Retype the lines beneath this one, from the first through the line containing "var yTicks = [0, 5, 10, 15, 20, 25];". Pictures are left out.

====================

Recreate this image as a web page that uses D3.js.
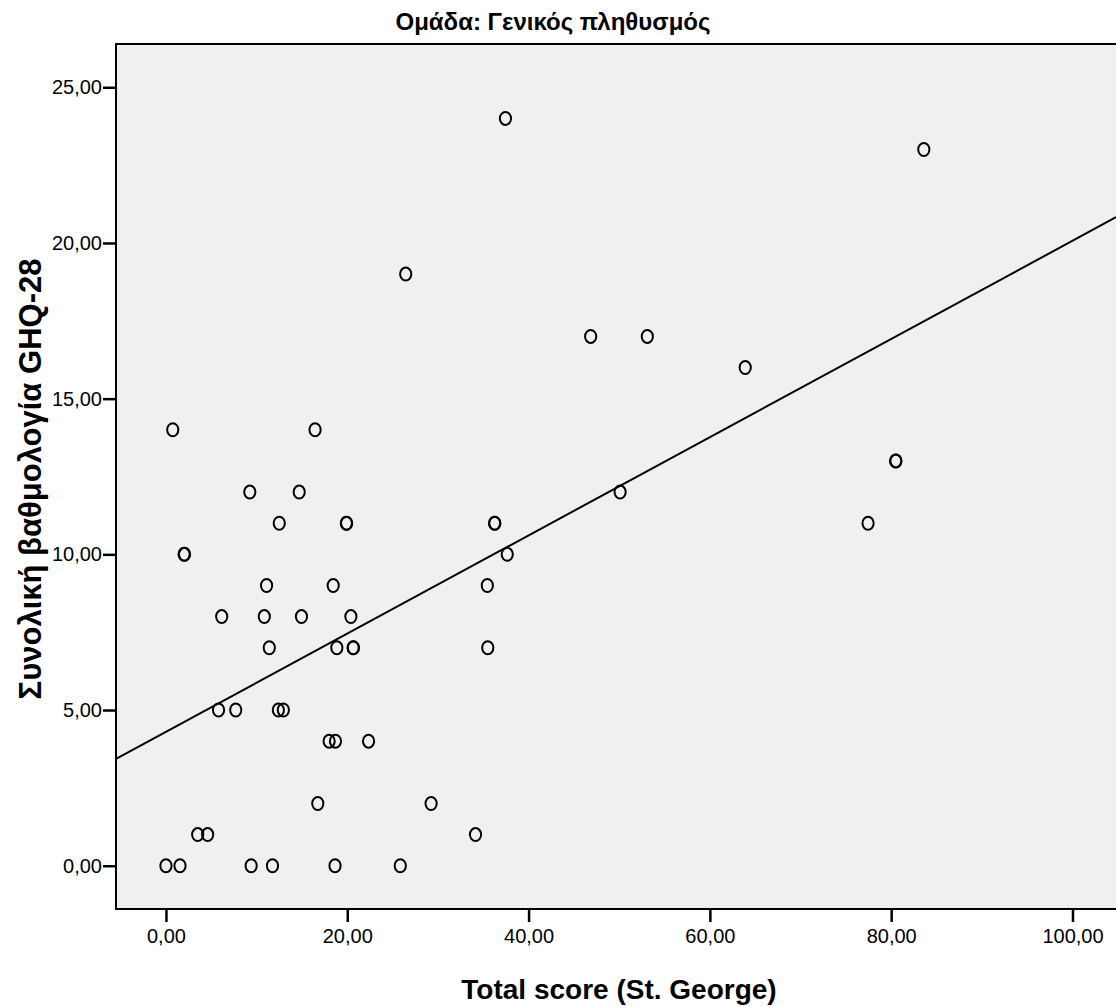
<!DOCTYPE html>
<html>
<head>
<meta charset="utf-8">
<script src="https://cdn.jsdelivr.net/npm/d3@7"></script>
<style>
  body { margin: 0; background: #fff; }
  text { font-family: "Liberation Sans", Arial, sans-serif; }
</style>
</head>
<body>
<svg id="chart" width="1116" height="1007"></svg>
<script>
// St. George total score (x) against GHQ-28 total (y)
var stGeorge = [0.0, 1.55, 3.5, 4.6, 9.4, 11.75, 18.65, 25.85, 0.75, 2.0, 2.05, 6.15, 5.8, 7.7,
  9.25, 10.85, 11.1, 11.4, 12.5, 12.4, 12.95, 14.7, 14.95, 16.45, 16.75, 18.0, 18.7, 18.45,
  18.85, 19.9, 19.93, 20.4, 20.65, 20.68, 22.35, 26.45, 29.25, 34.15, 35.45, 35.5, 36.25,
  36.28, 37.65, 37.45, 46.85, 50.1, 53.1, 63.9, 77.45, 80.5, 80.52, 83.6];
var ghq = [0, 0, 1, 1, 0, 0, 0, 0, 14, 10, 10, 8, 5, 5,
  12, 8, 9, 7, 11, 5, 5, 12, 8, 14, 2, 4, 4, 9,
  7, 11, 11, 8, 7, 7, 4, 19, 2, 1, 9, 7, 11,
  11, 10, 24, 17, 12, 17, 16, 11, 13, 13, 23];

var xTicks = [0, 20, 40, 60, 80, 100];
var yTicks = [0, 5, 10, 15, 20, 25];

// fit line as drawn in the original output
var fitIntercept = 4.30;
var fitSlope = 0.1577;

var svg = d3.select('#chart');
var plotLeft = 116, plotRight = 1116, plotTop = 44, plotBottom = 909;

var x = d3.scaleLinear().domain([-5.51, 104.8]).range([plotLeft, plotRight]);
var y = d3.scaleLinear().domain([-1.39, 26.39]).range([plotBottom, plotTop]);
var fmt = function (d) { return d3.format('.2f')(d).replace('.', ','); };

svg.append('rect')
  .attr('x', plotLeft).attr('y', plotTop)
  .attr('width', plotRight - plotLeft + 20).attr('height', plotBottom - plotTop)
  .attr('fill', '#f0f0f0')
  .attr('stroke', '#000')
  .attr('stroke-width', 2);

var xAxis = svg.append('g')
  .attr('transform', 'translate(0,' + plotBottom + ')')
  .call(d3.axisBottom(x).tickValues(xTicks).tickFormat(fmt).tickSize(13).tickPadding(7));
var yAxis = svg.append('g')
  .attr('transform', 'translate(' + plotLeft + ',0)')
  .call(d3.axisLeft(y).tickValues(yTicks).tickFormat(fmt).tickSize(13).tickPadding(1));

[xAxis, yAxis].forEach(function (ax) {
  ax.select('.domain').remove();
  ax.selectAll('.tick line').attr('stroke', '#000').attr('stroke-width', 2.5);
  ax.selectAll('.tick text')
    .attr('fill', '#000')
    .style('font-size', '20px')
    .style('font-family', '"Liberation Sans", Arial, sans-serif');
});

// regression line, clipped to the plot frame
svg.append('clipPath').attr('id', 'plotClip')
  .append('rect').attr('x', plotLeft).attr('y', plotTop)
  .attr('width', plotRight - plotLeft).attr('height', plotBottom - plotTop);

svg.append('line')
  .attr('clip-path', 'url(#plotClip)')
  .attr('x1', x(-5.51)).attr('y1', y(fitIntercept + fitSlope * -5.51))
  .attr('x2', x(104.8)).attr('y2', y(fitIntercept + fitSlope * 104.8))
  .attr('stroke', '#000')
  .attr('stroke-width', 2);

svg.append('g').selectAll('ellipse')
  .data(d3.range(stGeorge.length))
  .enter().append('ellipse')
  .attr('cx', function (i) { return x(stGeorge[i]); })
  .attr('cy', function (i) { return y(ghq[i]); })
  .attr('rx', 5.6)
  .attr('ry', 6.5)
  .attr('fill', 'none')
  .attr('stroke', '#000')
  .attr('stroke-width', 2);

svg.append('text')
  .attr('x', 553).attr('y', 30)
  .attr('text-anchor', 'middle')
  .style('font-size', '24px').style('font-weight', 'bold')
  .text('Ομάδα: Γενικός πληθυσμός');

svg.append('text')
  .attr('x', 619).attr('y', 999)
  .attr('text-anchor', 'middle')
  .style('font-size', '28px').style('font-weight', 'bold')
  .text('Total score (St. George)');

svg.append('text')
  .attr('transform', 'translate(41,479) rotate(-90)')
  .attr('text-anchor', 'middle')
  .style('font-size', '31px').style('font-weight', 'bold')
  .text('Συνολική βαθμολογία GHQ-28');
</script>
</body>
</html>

====================

*WRITTEN RESPONSE*.
Recreate this image as a web page that uses D3.js.
<!DOCTYPE html>
<html>
<head>
<meta charset="utf-8">
<script src="https://cdn.jsdelivr.net/npm/d3@7"></script>
<style>
  body { margin: 0; background: #fff; }
  text { font-family: "Liberation Sans", Arial, sans-serif; }
</style>
</head>
<body>
<svg id="chart" width="1116" height="1007"></svg>
<script>
// St. George total score (x) against GHQ-28 total (y)
var stGeorge = [0.0, 1.55, 3.5, 4.6, 9.4, 11.75, 18.65, 25.85, 0.75, 2.0, 2.05, 6.15, 5.8, 7.7,
  9.25, 10.85, 11.1, 11.4, 12.5, 12.4, 12.95, 14.7, 14.95, 16.45, 16.75, 18.0, 18.7, 18.45,
  18.85, 19.9, 19.93, 20.4, 20.65, 20.68, 22.35, 26.45, 29.25, 34.15, 35.45, 35.5, 36.25,
  36.28, 37.65, 37.45, 46.85, 50.1, 53.1, 63.9, 77.45, 80.5, 80.52, 83.6];
var ghq = [0, 0, 1, 1, 0, 0, 0, 0, 14, 10, 10, 8, 5, 5,
  12, 8, 9, 7, 11, 5, 5, 12, 8, 14, 2, 4, 4, 9,
  7, 11, 11, 8, 7, 7, 4, 19, 2, 1, 9, 7, 11,
  11, 10, 24, 17, 12, 17, 16, 11, 13, 13, 23];

var xTicks = [0, 20, 40, 60, 80, 100];
var yTicks = [0, 5, 10, 15, 20, 25];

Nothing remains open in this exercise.